Güçlü, yiğit ve pehlivan olan Abdülaziz Han'ın sonradan büyük tartışmalara sebep olacak vefatı, 4 Haziran 1976 günü vâkî olmuştur. Padişah, resmî kayıtlara göre hal' edilmesine dayanamayıp intihar etmiştir. Ancak II. Abdülhamid Han'ın amcasının katlini ortaya çıkarmak için kurdurduğu Yıldız Mahkemeleri'nde ve Cumhuriyet döneminde gün ışığına çıkan delillere göre öldürülmüştür.
30 Mayıs1876 Salı Hüseyin Avni, Mithat, Rüştü ve Süleyman Paşalar tarafından Padişaha darbe yapılmış, Sultan Abdülaziz Han ve efradı apar topar Topkapı Sarayı’na nakledilmiştir. Darbe yapıldıktan dört gün sonra ise darbeyi yapan paşalar tarafından ayarlanan pehlivanlar gizlice saraya sokulmuş, Sultan Abdülaziz Han'ı, intihar süsü vermek için bileklerini keserek şehid etmişlerdir.

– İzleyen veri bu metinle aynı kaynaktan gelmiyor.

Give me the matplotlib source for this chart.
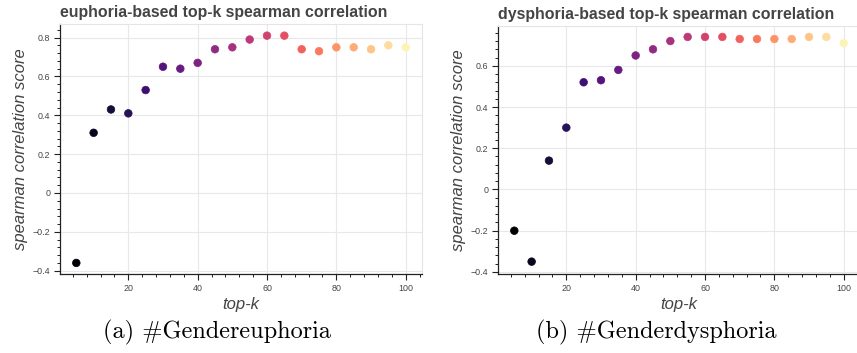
import matplotlib
matplotlib.use("Agg")
import matplotlib.pyplot as plt
from matplotlib.ticker import MultipleLocator, FuncFormatter
import numpy as np

top_k = [5, 10, 15, 20, 25, 30, 35, 40, 45, 50, 55, 60, 65, 70, 75, 80, 85, 90, 95, 100]
euphoria_corr = [-0.36, 0.31, 0.43, 0.41, 0.53, 0.65, 0.64, 0.67, 0.74, 0.75,
                 0.79, 0.81, 0.81, 0.74, 0.73, 0.75, 0.75, 0.74, 0.76, 0.75]
dysphoria_corr = [-0.20, -0.35, 0.14, 0.30, 0.52, 0.53, 0.58, 0.65, 0.68, 0.72,
                  0.74, 0.74, 0.74, 0.73, 0.73, 0.73, 0.73, 0.74, 0.74, 0.71]
titles = ["euphoria-based top-k spearman correlation", "dysphoria-based top-k spearman correlation"]
captions = ["(a) #Gendereuphoria", "(b) #Genderdysphoria"]

plt.rcParams["font.family"] = ["Liberation Sans", "DejaVu Sans"]

W, H = 857, 353
fig = plt.figure(figsize=(W / 100, H / 100), dpi=100)


def px_axes(x0, y0, x1, y1):
    # pixel box (top-left origin) -> figure fraction
    return fig.add_axes([x0 / W, 1 - y1 / H, (x1 - x0) / W, (y1 - y0) / H])


def fmt(v, pos):
    s = f"{v:.1f}"
    if abs(v) < 1e-9:
        return "0"
    return s.replace("-", "\u2212")


colors = plt.cm.magma(np.linspace(0, 0.98, len(top_k)))

panels = [
    (px_axes(60, 24, 422, 274), euphoria_corr, (-0.417, 0.87), (0.3, 104.7)),
    (px_axes(498, 26, 860, 274), dysphoria_corr, (-0.41, 0.793), (0.3, 104.7)),
]

for i, (ax, vals, ylim, xlim) in enumerate(panels):
    ax.scatter(top_k, vals, s=30, c=colors, edgecolors=colors, linewidths=0.5, zorder=3)
    ax.set_xlim(*xlim)
    ax.set_ylim(*ylim)
    ax.xaxis.set_major_locator(MultipleLocator(20))
    ax.xaxis.set_minor_locator(MultipleLocator(4))
    ax.yaxis.set_major_locator(MultipleLocator(0.2))
    ax.yaxis.set_minor_locator(MultipleLocator(0.04))
    ax.yaxis.set_major_formatter(FuncFormatter(fmt))
    ax.grid(True, which="major", color="#e8e8e8", linewidth=0.8, zorder=0)
    ax.set_axisbelow(True)
    for side in ["top", "right"]:
        ax.spines[side].set_color("#e5e5e5")
        ax.spines[side].set_linewidth(0.8)
    for side in ["left", "bottom"]:
        ax.spines[side].set_color("#222222")
        ax.spines[side].set_linewidth(0.9)
    ax.tick_params(which="major", length=4, width=0.8, color="#222222",
                   labelsize=6.4, labelcolor="#444444", pad=3)
    ax.tick_params(which="minor", length=2.5, width=0.7, color="#222222")
    ax.tick_params(top=False, right=False)
    ax.set_title(titles[i], fontsize=11.4, fontweight="bold", color="#444444",
                 loc="left", pad=5)
    ax.set_xlabel("top-k", fontsize=12, style="italic", color="#444444", labelpad=3)
    ax.set_ylabel("spearman correlation score", fontsize=12, style="italic",
                  color="#444444", labelpad=3)

fig.text(217 / W, 1 - 332 / H, captions[0], fontsize=17.5, family="cmr10",
         ha="center", va="center")
fig.text(656 / W, 1 - 332 / H, captions[1], fontsize=17.5, family="cmr10",
         ha="center", va="center")

fig.savefig("out.png", dpi=100, facecolor="white")
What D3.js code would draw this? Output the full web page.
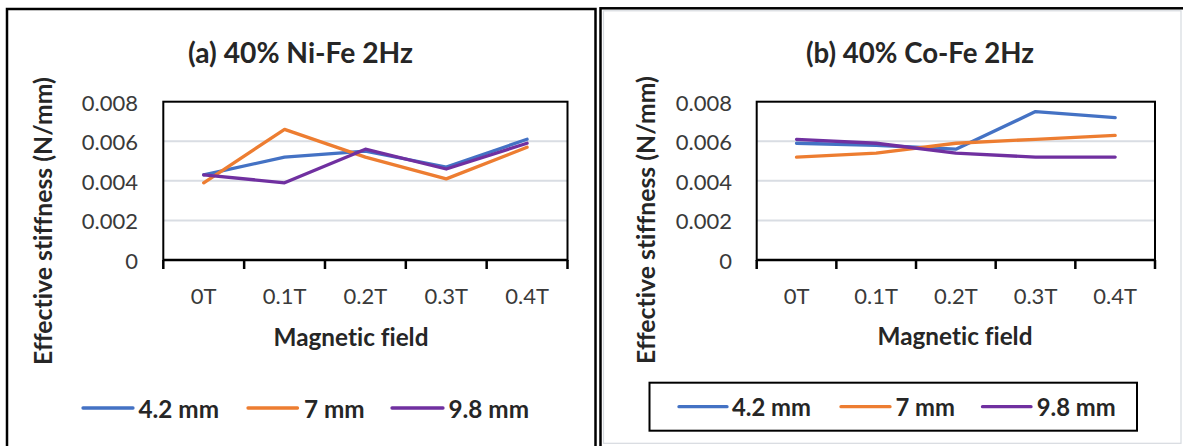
<!DOCTYPE html>
<html>
<head>
<meta charset="utf-8">
<script src="https://cdn.jsdelivr.net/npm/d3@7"></script>
<style>
  html, body { margin: 0; padding: 0; background: #fff; }
  svg { display: block; }
  text { font-family: Lato, "Open Sans", sans-serif; font-variant-ligatures: none; font-feature-settings: "liga" 0, "clig" 0; }
</style>
</head>
<body>
<svg id="chart" width="1183" height="446"></svg>
<script>
// ---- data ----
const categories = ["0T", "0.1T", "0.2T", "0.3T", "0.4T"];
const seriesNames = ["4.2 mm", "7 mm", "9.8 mm"];
const seriesColors = ["#4472C4", "#ED7D31", "#7030A0"];
const yTickValues = [0, 0.002, 0.004, 0.006, 0.008];

const niFeTitle = "(a) 40% Ni-Fe 2Hz";
const niFe_42 = [0.0043, 0.0052, 0.0055, 0.0047, 0.0061];
const niFe_7  = [0.0039, 0.0066, 0.0052, 0.0041, 0.0057];
const niFe_98 = [0.0043, 0.0039, 0.0056, 0.0046, 0.0059];

const coFeTitle = "(b) 40% Co-Fe 2Hz";
const coFe_42 = [0.0059, 0.0058, 0.0056, 0.0075, 0.0072];
const coFe_7  = [0.0052, 0.0054, 0.0059, 0.0061, 0.0063];
const coFe_98 = [0.0061, 0.0059, 0.0054, 0.0052, 0.0052];

const xTitle = "Magnetic field";
const yTitle = "Effective stiffness (N/mm)";

// ---- drawing ----
const svg = d3.select("#chart");

// panel frames
svg.append("rect").attr("x", 7).attr("y", 9).attr("width", 588.5).attr("height", 460)
  .attr("fill", "none").attr("stroke", "#000").attr("stroke-width", 2.5);
svg.append("rect").attr("x", 603.5).attr("y", 10.8).attr("width", 577.5).attr("height", 432.5)
  .attr("fill", "none").attr("stroke", "#d6dadf").attr("stroke-width", 1.2);
svg.append("rect").attr("x", 600.5).attr("y", 8.3).attr("width", 600).attr("height", 460)
  .attr("fill", "none").attr("stroke", "#000").attr("stroke-width", 2.5);

const textColor = "#262626";
const tickColor = "#3a3a3a";

function fitSize(sel, base, target) {
  sel.style("font-size", base + "px");
  const w = sel.node().getComputedTextLength();
  const s = base * target / w;
  sel.style("font-size", s + "px");
  return s;
}

function drawPanel(p) {
  const g = svg.append("g");
  const x = d3.scaleBand().domain(categories).range([p.left, p.right]).padding(0);
  const y = d3.scaleLinear().domain([0, 0.008]).range([p.bottom, p.top]);

  // gridlines
  g.append("g").selectAll("line").data(yTickValues.filter(v => v > 0 && v < 0.008))
    .join("line")
    .attr("x1", p.left).attr("x2", p.right)
    .attr("y1", d => y(d)).attr("y2", d => y(d))
    .attr("stroke", "#d9dde3").attr("stroke-width", 2);

  // plot box
  g.append("rect").attr("x", p.left).attr("y", y(0.008))
    .attr("width", p.right - p.left).attr("height", y(0) - y(0.008))
    .attr("fill", "none").attr("stroke", "#000").attr("stroke-width", 2);

  // y axis labels
  const yAxis = d3.axisLeft(y).tickValues(yTickValues).tickSize(0).tickPadding(0)
    .tickFormat(d => d === 0 ? "0" : d3.format(".3f")(d));
  const ya = g.append("g").attr("transform", `translate(${p.yLabelRight},0)`).call(yAxis);
  ya.select(".domain").remove();
  ya.selectAll("text").attr("fill", tickColor).attr("font-family", "Lato").attr("dy", null)
    .attr("dominant-baseline", "central").style("font-size", p.tickSize + "px");

  // x axis line + boundary ticks
  g.append("line").attr("x1", p.left).attr("x2", p.right)
    .attr("y1", y(0)).attr("y2", y(0)).attr("stroke", "#000").attr("stroke-width", 2.5);
  const edges = categories.map(c => x(c)).concat([p.right]);
  g.append("g").selectAll("line").data(edges).join("line")
    .attr("x1", d => d).attr("x2", d => d)
    .attr("y1", y(0)).attr("y2", y(0) + 9)
    .attr("stroke", "#000").attr("stroke-width", 2.5);

  // x tick labels
  const xAxis = d3.axisBottom(x).tickSize(0).tickPadding(0);
  const xa = g.append("g").attr("transform", `translate(0,${p.xLabelY})`).call(xAxis);
  xa.select(".domain").remove();
  xa.selectAll("text").attr("fill", tickColor).attr("font-family", "Lato").attr("dy", null)
    .attr("y", 0).attr("dominant-baseline", "central").style("font-size", p.tickSize + "px");

  // series lines
  const line = d3.line().x((d, i) => x(categories[i]) + x.bandwidth() / 2).y(d => y(d));
  p.series.forEach((s, i) => {
    g.append("path").datum(s).attr("d", line)
      .attr("fill", "none").attr("stroke", seriesColors[i]).attr("stroke-width", 3.3)
      .attr("stroke-linejoin", "round").attr("stroke-linecap", "round");
  });

  // title
  const t = g.append("text").text(p.title).attr("x", p.titleX).attr("y", p.titleY)
    .attr("text-anchor", "middle").attr("dominant-baseline", "central")
    .attr("font-weight", "bold").attr("fill", textColor);
  fitSize(t, 24, p.titleW);

  // x title
  const xt = g.append("text").text(xTitle).attr("x", p.xTitleX).attr("y", p.xTitleY)
    .attr("text-anchor", "middle").attr("dominant-baseline", "central")
    .attr("font-weight", "bold").attr("fill", textColor);
  fitSize(xt, 20, 155);

  // y title
  const yt = g.append("text").text(yTitle)
    .attr("transform", `translate(${p.yTitleX},${p.yTitleY}) rotate(-90)`)
    .attr("text-anchor", "middle").attr("dominant-baseline", "central")
    .attr("font-weight", "bold").attr("fill", textColor);
  fitSize(yt, 20, 288);

  // legend
  if (p.legendBox) {
    g.append("rect").attr("x", p.legendBox[0]).attr("y", p.legendBox[1])
      .attr("width", p.legendBox[2]).attr("height", p.legendBox[3])
      .attr("fill", "none").attr("stroke", "#000").attr("stroke-width", 2);
  }
  let legSize = null;
  seriesNames.forEach((name, i) => {
    const it = p.legendItems[i];
    g.append("line").attr("x1", it[0]).attr("x2", it[1]).attr("y1", p.legendY).attr("y2", p.legendY)
      .attr("stroke", seriesColors[i]).attr("stroke-width", 3.3).attr("stroke-linecap", "round");
    const lt = g.append("text").text(name).attr("x", it[2]).attr("y", p.legendY)
      .attr("dominant-baseline", "central").attr("font-weight", "bold").attr("fill", textColor);
    if (legSize === null) legSize = fitSize(lt, 18, it[3]);
    else lt.style("font-size", legSize + "px");
  });
}

drawPanel({
  left: 163.3, right: 567.5, top: 101.7, bottom: 260,
  yLabelRight: 138, xLabelY: 295, tickSize: 22,
  series: [niFe_42, niFe_7, niFe_98],
  title: niFeTitle, titleX: 300.5, titleY: 52, titleW: 225,
  xTitleX: 351, xTitleY: 336,
  yTitleX: 42.5, yTitleY: 221,
  legendY: 408,
  legendItems: [[83, 133, 138.5, 80.5], [248, 297.5, 304], [392, 443, 448.5]],
  legendBox: null
});

drawPanel({
  left: 756.7, right: 1155, top: 101.7, bottom: 260,
  yLabelRight: 732, xLabelY: 295, tickSize: 22,
  series: [coFe_42, coFe_7, coFe_98],
  title: coFeTitle, titleX: 920, titleY: 52, titleW: 228,
  xTitleX: 955, xTitleY: 335,
  yTitleX: 645.5, yTitleY: 220,
  legendY: 406.7,
  legendItems: [[679, 727, 732, 79], [841, 890, 895.5], [982.5, 1031, 1036.8]],
  legendBox: [649.5, 382.7, 487.5, 48]
});
</script>
</body>
</html>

(Ömer Faruk Yılmaz, Yedikıta Dergisi, 38.Sayı, Ekim 2011)
Sultan Abdülaziz devrine Kur'an'da işaret
Bediüzzaman Hazretleri, Kur'an'da Risale-i Nur'un cifirce ve mealce makbuliyetine remzeden ayetlerden bahsederken, İbrahim sûresinin 1. ayetinin sonunda el-Azîz el-Hamîd kelimelerinin Sultan Abdülaziz'in ve Sultan Abdülhamid'in devirlerini îmâ ettiğini belirtmiştir:
İkincisi: ila sıratı'l-azizi'l-hamîd cümlesi evvelki cümledeki Nuru târif ederek der: O nur Cenâb-ı Hakkın izzet ve mahmudiyetini gösteren yoldur. Bu cümlenin makam-ı ebcedîsi 548 veya 50 olarak, Resâili'n-Nur'un şeddeli (nun) , bir (nun) olmak üzere adedi olan 548'e tam tamına tevafuk eder. Eğer okunmayan iki elif sayılsa, mertebesine işaret eden iki farkla yine tam tamına tevafuk eder. Bu îmayı teyid eden, hem letafetlendiren bir münasebet var. Şöyle ki: Alem-i İslâm için en dehşetli asır, altıncı asır ile Hülâgû fitnesi ve on üçüncü asrın âhiri ve on dördüncü asır ile Harb-i Umumî fitneleri ve neticeleri olduğu münasebetiyle, bu cümle makam-ı ebcedî ile altıncı asra ve evvelki cümle gibi el-Azîz el-Hamîd kelimeleri ile bu asra, Sultan Abdülaziz ve Sultan Abdülhamid devirlerine îma eder.